By the time I get home from work I's too dang tarred to run machinery and weekends I play catch up at the house.

I finally got my used band saw tuned up but I have to buy a set of blades.

When I do I'll definitely try your method.


----------



## jharris2

A Bump Cutting router technique from Charles Neil.

As he demonstrated his technique for preventing tear out I thought of the possibilities for making mouldings.

To me that's the most intriguing aspect of this video.

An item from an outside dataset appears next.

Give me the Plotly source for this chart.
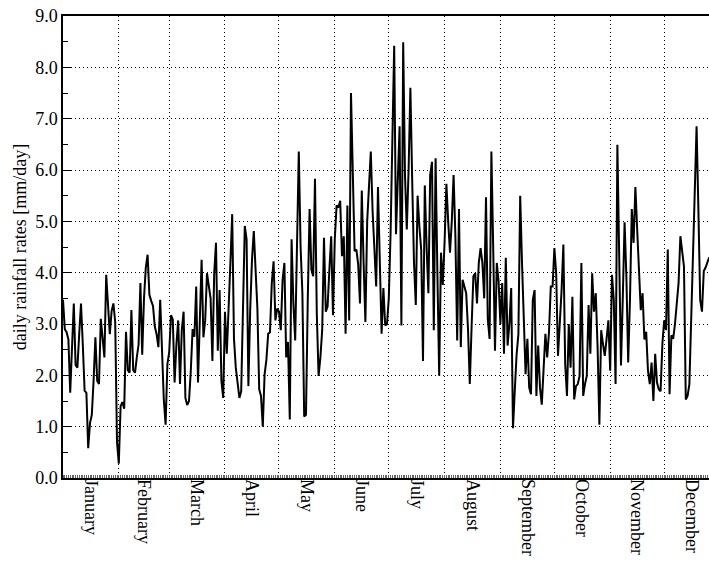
import numpy as np
import plotly.graph_objects as go

months = ["January", "February", "March", "April", "May", "June", "July",
          "August", "September", "October", "November", "December"]
month_days = [31, 28, 31, 30, 31, 30, 31, 31, 30, 31, 30, 31]

jan = [3.47, 2.9, 2.84, 2.7, 1.66, 2.5, 3.4, 2.2, 2.15, 2.8, 3.4, 2.6, 1.7, 1.66, 0.58, 1.07,
       1.23, 1.9, 2.74, 1.89, 1.83, 3.1, 2.7, 2.35, 3.96, 3.3, 2.8, 3.25, 3.4, 3.04, 0.7]
feb = [0.28, 1.4, 1.48, 1.35, 2.85, 2.1, 2.05, 3.27, 2.1, 2.05, 2.35, 2.6, 3.8, 2.4, 3.5, 4.1,
       4.35, 3.57, 3.45, 3.35, 2.95, 2.8, 2.55, 3.47, 2.5, 1.53, 1.04, 2.22]
mar = [2.45, 3.17, 3.09, 1.86, 2.6, 3.07, 1.83, 2.88, 3.24, 1.56, 1.42, 1.5, 2.09, 2.9, 2.75,
       3.73, 1.86, 3.1, 4.25, 2.74, 3.07, 3.99, 3.75, 3.5, 2.28, 3.99, 4.58, 2.48, 3.66, 1.89, 1.56]
apr = [3.24, 2.42, 3.5, 4.19, 5.14, 2.71, 2.15, 1.85, 1.56, 1.69, 3.53, 4.91, 4.65, 1.79, 3.27,
       4.25, 4.81, 3.9, 3.3, 1.73, 1.6, 1.0, 2.02, 2.3, 2.81, 2.84, 3.8, 4.22, 3.07, 3.3]
may = [3.24, 2.88, 3.86, 4.19, 2.35, 2.65, 1.14, 4.65, 3.4, 2.68, 4.8, 6.36, 4.5, 3.6, 1.2, 1.23,
       3.5, 5.24, 4.06, 3.93, 5.83, 3.2, 1.99, 2.35, 2.88, 4.68, 3.24, 3.34, 4.06, 4.71, 3.17]
jun = [4.65, 5.31, 5.27, 5.4, 4.32, 4.71, 2.81, 5.31, 3.07, 7.5, 5.6, 4.42, 4.45, 4.16, 3.4, 5.6,
       4.2, 3.04, 5.0, 5.83, 6.36, 5.2, 4.52, 3.73, 5.67, 4.0, 2.81, 3.7, 2.97, 3.0]
jul = [3.5, 4.78, 6.5, 8.42, 4.75, 6.06, 6.85, 2.97, 8.49, 5.9, 4.84, 6.0, 7.6, 5.8, 4.2, 3.37,
       5.5, 4.9, 4.45, 2.28, 5.7, 4.5, 3.6, 5.9, 6.16, 2.88, 6.23, 4.0, 1.99, 4.39, 3.76]
aug = [4.6, 5.73, 5.0, 4.39, 5.0, 5.9, 4.71, 2.68, 5.24, 2.55, 3.86, 3.7, 3.6, 2.91, 1.83, 2.94,
       3.93, 3.99, 3.4, 4.19, 4.48, 4.19, 3.5, 5.47, 3.1, 2.71, 6.36, 4.5, 2.48, 4.19, 3.83]
sep = [3.0, 3.8, 2.42, 4.29, 2.58, 3.0, 3.7, 0.97, 1.7, 2.4, 2.8, 5.5, 4.2, 3.0, 2.02, 2.71,
       1.76, 1.63, 3.47, 3.66, 1.6, 2.58, 1.76, 1.43, 2.2, 2.81, 2.35, 2.84, 3.73, 3.73]
oct_ = [4.48, 3.99, 2.38, 3.0, 3.66, 4.55, 2.22, 1.6, 3.0, 2.15, 3.53, 1.53, 1.79, 1.83, 1.99,
        4.19, 1.6, 1.83, 1.99, 3.37, 2.42, 3.99, 3.24, 3.6, 2.55, 1.04, 2.88, 2.61, 2.38, 2.71, 3.07]
nov = [2.09, 3.96, 3.47, 1.83, 6.49, 4.12, 2.19, 3.5, 4.98, 3.93, 2.25, 3.47, 5.24, 4.58, 5.67,
       4.84, 4.19, 3.27, 3.6, 2.7, 2.85, 2.09, 1.83, 2.25, 1.5, 2.42, 1.86, 1.73, 1.69, 2.61]
dec = [3.07, 2.88, 4.45, 1.63, 2.78, 2.71, 3.0, 3.4, 3.8, 4.71, 4.4, 4.12, 1.53, 1.6, 1.83, 3.2,
       4.58, 5.7, 6.85, 5.24, 3.47, 3.24, 4.03, 4.1, 4.22, 4.3]

rain = jan + feb + mar + apr + may + jun + jul + aug + sep + oct_ + nov + dec
day = np.arange(len(rain))

bounds = np.cumsum([0] + month_days)
mids = (bounds[:-1] + bounds[1:]) / 2.0

FONT = "Liberation Serif, Times New Roman, serif"
xr = [0, 358.9]

fig = go.Figure()
fig.add_trace(go.Scatter(x=day, y=rain, mode="lines",
                         line=dict(color="black", width=2), showlegend=False,
                         hoverinfo="skip"))
fig.add_trace(go.Scatter(x=[mids[0]], y=[0], xaxis="x2", mode="markers",
                         marker=dict(opacity=0), showlegend=False, hoverinfo="skip"))

fig.update_layout(
    width=709, height=561,
    margin=dict(l=63, r=0, t=16, b=83),
    paper_bgcolor="white", plot_bgcolor="white",
    font=dict(family=FONT, size=18, color="black"),
    showlegend=False,
    xaxis=dict(range=xr, tickmode="array", tickvals=bounds[1:-1].tolist(),
               showticklabels=False, ticks="",
               showgrid=True, gridcolor="black", gridwidth=1, griddash="1px,3px",
               showline=True, linecolor="black", linewidth=1.5, mirror=True,
               zeroline=False,
               minor=dict(ticks="inside", ticklen=3, tick0=0, dtick=1,
                          tickcolor="#666", tickwidth=1, showgrid=False)),
    xaxis2=dict(range=xr, overlaying="x", anchor="y", side="bottom",
                tickmode="array", tickvals=mids.tolist(), ticktext=months,
                tickangle=90, ticks="", showgrid=False, showline=False,
                zeroline=False, tickfont=dict(family=FONT, size=18, color="black")),
    yaxis=dict(range=[0, 9], tickmode="array", tickvals=list(range(10)),
               tickformat=".1f", ticks="inside", ticklen=8, tickcolor="black",
               showgrid=True, gridcolor="black", gridwidth=1, griddash="1px,3px",
               showline=True, linecolor="black", linewidth=1.5,
               zeroline=False,
               minor=dict(ticks="inside", ticklen=5, dtick=0.5, tick0=0,
                          tickcolor="black", showgrid=False),
               title=dict(text="daily rainfall rates [mm/day]", standoff=4,
                          font=dict(family=FONT, size=18, color="black"))),
)

fig.write_html("out.html")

http://www.cn-woodworking.com/bump-cuttin/


----------



## gideon

This is what I do. Thought I was the only one who did it.


----------



## jharris2

So I guess its working for you.

I'm definitely going to try this method.


----------



## 4DThinker

Nowhere as easy when the wood is a hardwood.
Best done with no more than tooth-height passes. You don't want to try this with 1/2" to take off in one pass. 
Not bad for one or two, but then how many times does a project need only one or two? 

JMHO.


----------



## cabinetman

4DThinker said:


> Nowhere as easy when the wood is a hardwood.
> Best done with no more than tooth-height passes. You don't want to try this with 1/2" to take off in one pass.
> Not bad for one or two, but then how many times does a project need only one or two?
> 
> JMHO.


+1. :yes:








 







.


----------



## gideon

when I'm doing this and have 1/2" or so passes to make, I back the piece off and run it across the blade in very small increments. its pretty easy.


----------



## aaronhl

Why not use a dado set if it's a high cut into hardwood? I thought it was the only way of doing tenons on a table saw?


----------



## Dave Paine

aaronhl said:


> Why not use a dado set if it's a high cut into hardwood? I thought it was the only way of doing tenons on a table saw?


Like so many aspects of woodworking, frequently more than one way to achieve a result.

Tenons can be made by e.g.,
a) Normal blade and mitre gauge, making many passes of blade width.
b) Dado set, if you own one
c) Tenon jig or some jig to hold piece vertical on table saw then make horizontal cut on table saw with mitre gauge
d) This video using normal blade, mitre gauge and bump cuts
e) Router bit
f) Hand saw and chisel
g) Hand saw and router plane
h) Hand saw and shoulder plane

Likely other methods

Method for a given person depends on the available tools, skills and personal preference.

I have a dado set, but may use the normal blade method if not wanting to spend the time to change blades, or a router bit on the router table.


----------



## laadams85

You forgot one. I saw a guy using just chisels to make his tenons.


----------